In 1885, twenty years after the appearance of Claude Bernard’s concept of the physiologically constant milieu intérieur, E. Aronsohn and J. Sachs had disclosed the existence of a region in the corpus striatum of the brain concerned with the regulation of one of the most important factors in internal constancy, body temperature. A puncture of the nervous tissue in this region was shown to produce a characteristic fever. R. Kahn’s experiments in 1904 on the heating of the blood in the carotid artery showed that the brain reacted to the increased heat of this blood with such cooling responses as peripheral vasodilation and increased perspiration.

In 1912 Barbour set out to test the effect of heat and cold applied directly to this temperature-responsive region of the brain. He punctured the brains of rabbits and inserted in each a tube through which water at different temperatures could be passed. The puncture itself induced a fever, but when water heated 46°C.–49°C. was passed through the tube, body temperature dropped sharply, almost 1.5 degrees C. in one hour. When cold water was passed through the tube, body temperature rose sharply.

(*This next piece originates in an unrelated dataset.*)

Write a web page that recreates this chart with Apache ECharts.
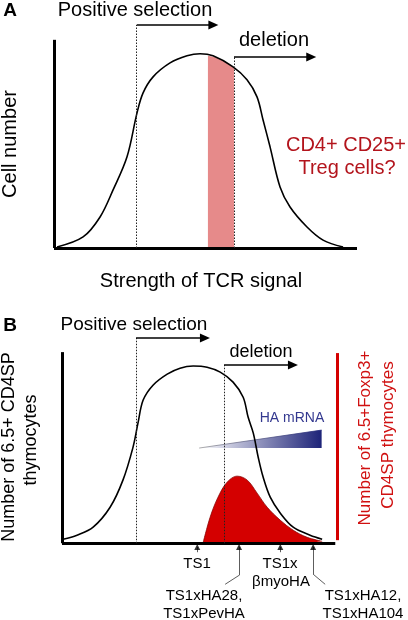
<!DOCTYPE html>
<html>
<head>
<meta charset="utf-8">
<script src="https://cdn.jsdelivr.net/npm/echarts@6/dist/echarts.min.js"></script>
<style>
html,body{margin:0;padding:0;background:#fff;}
#c{width:408px;height:620px;}
</style>
</head>
<body>
<div id="c"></div>
<script>
// ---------- Panel A data (x: TCR signal strength 0-100, y: cell number 0-100) ----------
const curveA = [[1.0,0.5],[9.6,5.3],[15.2,14.9],[19.5,27.9],[24.1,43.8],[27.4,64.9],[29.4,74.5],[32.7,82.2],[38.3,88.9],[43.9,92.3],[48.2,93.3],[52.5,92.3],[59.1,87.0],[63.7,80.8],[67.0,72.6],[69.0,61.5],[71.3,48.6],[74.6,29.3],[77.9,19.7],[83.5,10.1],[88.8,3.8],[95.4,0.5]];
const tregBandA = [[50.8,92.4],[53.5,91.6],[56.5,89.6],[59.4,86.8]];
const posSelA = {x: 27.3, y: 107.1, end: 52.6};
const deletionA = {x: 59.4, y: 91.7, end: 84.9};

// ---------- Panel B data ----------
const curveB = [[0.4,2.1],[5.5,4.2],[11.4,8.4],[17.6,18.8],[22.3,33.0],[26.0,50.3],[27.8,62.8],[29.7,74.9],[33.3,82.7],[38.5,88.5],[43.2,91.6],[48.0,92.7],[53.1,92.1],[57.9,89.5],[62.6,84.3],[66.3,76.4],[68.1,66.0],[70.0,57.6],[71.8,45.0],[73.6,34.6],[76.2,24.1],[79.9,15.7],[84.6,8.4],[90.8,4.2],[95.2,2.1]];
const foxp3B = [[51.6,0],[54.2,13.6],[57.1,24.1],[60.4,31.9],[64.1,35.1],[67.8,33.0],[71.4,26.2],[75.1,18.8],[79.9,12.0],[84.6,6.8],[89.7,3.1],[95.2,1.0]];
const haMRNA = [[50.2,49.8],[95.0,59.2]];
const haBase = 49.8;
const posSelB = {x: 27.1, y: 107.4, end: 52.3};
const deletionB = {x: 59.3, y: 93.2, end: 84.5};
const strainNames = ['TS1', 'TS1xHA28, TS1xPevHA', 'TS1x βmyoHA', 'TS1xHA12, TS1xHA104'];
const strainX = [49.5, 64.8, 79.9, 91.9];
const leaderB = [null, [[64.8,-16.8],[59.7,-21.5]], null, [[91.9,-16.2],[96.3,-21.5]]];

const FONT = '"Liberation Sans", Arial, Helvetica, sans-serif';
const chart = echarts.init(document.getElementById('c'), null, {renderer: 'canvas'});

function seg(p1, p2, style, arrow) {
  return [
    {coord: p1, symbol: 'none', lineStyle: style},
    {coord: p2, symbol: arrow ? 'triangle' : 'none', symbolSize: [9, 10], itemStyle: {color: style.color}, lineStyle: style}
  ];
}
const axisStyle = {color: '#000', width: 3, type: 'solid'};
const dotStyle = {color: '#222', width: 1, type: [1.5, 1.5]};
const arrowStyle = {color: '#000', width: 1.7, type: 'solid'};
const thinStyle = {color: '#333', width: 0.8, type: 'solid'};

const markA = [
  seg([0,0],[0,100], axisStyle),
  seg([0,0],[100,0], axisStyle),
  seg([posSelA.x,0],[posSelA.x,posSelA.y], dotStyle),
  seg([posSelA.x,posSelA.y],[posSelA.end,posSelA.y], arrowStyle, true),
  seg([deletionA.x,0],[deletionA.x,deletionA.y], dotStyle),
  seg([deletionA.x,deletionA.y],[deletionA.end,deletionA.y], arrowStyle, true)
];
const markB = [
  seg([0,0],[0,100], axisStyle),
  seg([0,0],[100,0], axisStyle),
  seg([100.7,1.6],[100.7,99.5], {color:'#d40000', width:3, type:'solid'}),
  seg([posSelB.x,0],[posSelB.x,posSelB.y], dotStyle),
  seg([posSelB.x,posSelB.y],[posSelB.end,posSelB.y], arrowStyle, true),
  seg([deletionB.x,0],[deletionB.x,deletionB.y], dotStyle),
  seg([deletionB.x,deletionB.y],[deletionB.end,deletionB.y], arrowStyle, true)
];
const markTicks = [];
strainX.forEach((x, i) => {
  const lead = leaderB[i];
  if (lead) {
    markTicks.push(seg([x,-2],lead[0], thinStyle));
    markTicks.push(seg(lead[0],lead[1], thinStyle));
  } else {
    markTicks.push(seg([x,-2],[x,-4.7], thinStyle));
  }
});

function markLine(data, z) {
  return {silent: true, animation: false, symbol: ['none','none'], label: {show: false}, emphasis: {disabled: true}, data: data, z: z || 5};
}

function txt(text, x, y, size, opts) {
  opts = opts || {};
  return {
    type: 'text', x: x, y: y, rotation: opts.rot || 0, silent: true, z: 10,
    style: {text: text, fill: opts.color || '#000', align: 'center', verticalAlign: 'middle',
      font: (opts.bold ? 'bold ' : '') + size + 'px ' + FONT}
  };
}

const option = {
  animation: false,
  grid: [
    {left: 54, top: 19, width: 303, height: 229},
    {left: 62, top: 333, width: 276, height: 258}
  ],
  xAxis: [
    {type: 'value', gridIndex: 0, min: 0, max: 100, show: false},
    {type: 'value', gridIndex: 1, min: 0, max: 101, show: false}
  ],
  yAxis: [
    {type: 'value', gridIndex: 0, min: 0, max: 110, show: false},
    {type: 'value', gridIndex: 1, min: -25, max: 110, show: false}
  ],
  series: [
    {
      name: 'Treg window', type: 'line', xAxisIndex: 0, yAxisIndex: 0, data: tregBandA,
      showSymbol: false, symbol: 'none', lineStyle: {width: 0}, areaStyle: {color: '#e68a8a', opacity: 1}, z: 1, silent: true
    },
    {
      name: 'Cell number', type: 'line', xAxisIndex: 0, yAxisIndex: 0, data: curveA, smooth: 0.35,
      showSymbol: false, symbol: 'none', lineStyle: {color: '#000', width: 1.6}, z: 3, silent: true, clip: false,
      markLine: markLine(markA)
    },
    {
      name: 'HA mRNA', type: 'line', xAxisIndex: 1, yAxisIndex: 1, data: haMRNA,
      showSymbol: false, symbol: 'none',
      lineStyle: {width: 0.8, color: new echarts.graphic.LinearGradient(0,0,1,0,[{offset:0,color:'#999'},{offset:1,color:'#1d2378'}])},
      areaStyle: {origin: haBase, opacity: 1, color: new echarts.graphic.LinearGradient(0,0,1,0,[{offset:0,color:'#ffffff'},{offset:1,color:'#1d2378'}])},
      z: 1, silent: true
    },
    {
      name: 'Foxp3+', type: 'line', xAxisIndex: 1, yAxisIndex: 1, data: foxp3B, smooth: 0.35,
      showSymbol: false, symbol: 'none', lineStyle: {color: '#8a0000', width: 0.8}, areaStyle: {color: '#d40000', opacity: 1}, z: 2, silent: true
    },
    {
      name: '6.5+ CD4SP', type: 'line', xAxisIndex: 1, yAxisIndex: 1, data: curveB, smooth: 0.35,
      showSymbol: false, symbol: 'none', lineStyle: {color: '#000', width: 1.6}, z: 3, silent: true, clip: false,
      markLine: markLine(markB)
    },
    {
      name: 'Strains', type: 'scatter', xAxisIndex: 1, yAxisIndex: 1,
      data: strainX.map(x => [x, -2.0]), symbol: 'triangle', symbolSize: [6, 6],
      itemStyle: {color: '#000'}, z: 6, silent: true, clip: false,
      markLine: markLine(markTicks)
    }
  ],
  graphic: [
    txt('A', 10, 11, 19, {bold: true}),
    txt('Positive selection', 135, 10, 20),
    txt('deletion', 274, 40, 20),
    txt('CD4+ CD25+', 346, 145, 20, {color: '#b3141c'}),
    txt('Treg cells?', 347, 168, 20, {color: '#b3141c'}),
    txt('Cell number', 10, 144, 20, {rot: Math.PI / 2}),
    txt('Strength of TCR signal', 201, 281, 20),

    txt('B', 10, 326, 19, {bold: true}),
    txt('Positive selection', 134, 325, 19),
    txt('deletion', 261, 352, 18),
    txt('HA mRNA', 292, 418, 14, {color: '#33388f'}),
    txt('Number of 6.5+ CD4SP', 9, 447, 18, {rot: Math.PI / 2}),
    txt('thymocytes', 31, 440, 18, {rot: Math.PI / 2}),
    txt('Number of 6.5+Foxp3+', 365, 438, 17, {rot: Math.PI / 2, color: '#d01010'}),
    txt('CD4SP thymocytes', 388, 435, 17, {rot: Math.PI / 2, color: '#d01010'}),

    txt('TS1', 197, 564, 15),
    txt('TS1xHA28,', 204, 596, 15),
    txt('TS1xPevHA', 204, 614, 15),
    txt('TS1x', 280, 564, 15),
    txt('βmyoHA', 281, 582, 15),
    txt('TS1xHA12,', 363, 596, 15),
    txt('TS1xHA104', 363, 614, 15)
  ]
};
chart.setOption(option);
</script>
</body>
</html>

Through observations of the veins in the ear of the rabbit, Barbour was able to correlate vasomotor reactions with the temperature of the water in the experiment. He reported a striking alteration in the ear’s appearance: within two minutes after the start of hot water flow, the veins had dilated and filled with blood, and the entire ear felt warm. Cold stimulation of the temperature center produced opposite effects. The heat center of the brain therefore reacted to extreme temperatures by activating countervailing physiological mechanisms that brought the blood temperature hack to normal.

From 1912 until well into the 1940’s Barhour contributed to the amassing of more precise information on the phenomena of temperature regulation, and he became a leading authority on the mechanism of body temperature regulation and the effect of pyretic and antipyretic drugs. His primary contribution to this field was contained in his 1912 paper. After 1931, Barbour’s work benefited from the added stimulus of Walter B. Cannon’s ideas on the physiological elements contributing to homeostasis.

In a 1940 paper expanding on the work of Keller and Hare and others, Barbour showed, through the use of localized lesions to remove functions selectively, that there are two temperature control centers: a heat loss center in the anterior hypothalamus and a heating center in the posterior hypothalamus. In both cat and monkey brains, lesions of the anterior hypothalamus produced abnormally high body temperatures, while lesions of the posterior hypothalamus or the nervous paths related to that region resulted in greatly lowered temperatures. In the same series of experiments, control of water-shifting mechanisms, and therefore of the concentration of the bodily fluids, was found to be associated with the anterior hypothalamic region.


I. Original Works. Works. by Barbour include “Die Wirkung unmittelbarer Erwärmung und Abkülung der Wärmezentra auf die Körpertemperatur,” in Archiv für experimentelle Pathologic and Pharmakologie, 70 (1912). 1–26: and “Hypothalamic Control of Water Movement in Response to Environmental Temperature,” in Research Publications. Association for Research in Nervous and Mental Diseases, 20 (1940), 449–485.

II. Secondary Literature. No satisfactory bigraphyical or bibliographical materials concerning Barbour exist. For work closely related to Barbour’s, see E. Aronsohn and J. Sachs, “Die Beziehungen des Gehirns zur Körperwärme und zum Fieber,” in Pflügers Archiv für die gesamte Physiologie des Menschen und des Tiere, 37 (1885), 233–301; R.H. Kahn, “Ueber die Erwärmung des Carotidblutes,” in Archiv für Anatomie und Physiologie (1904), supp., 81–134; and A. Keller and W. Hare, “The Hypothalamus and Heat Regulation,” in Proceedings of the Society for Experimental Biology and Medicine, 29 (1932), 1069–1070.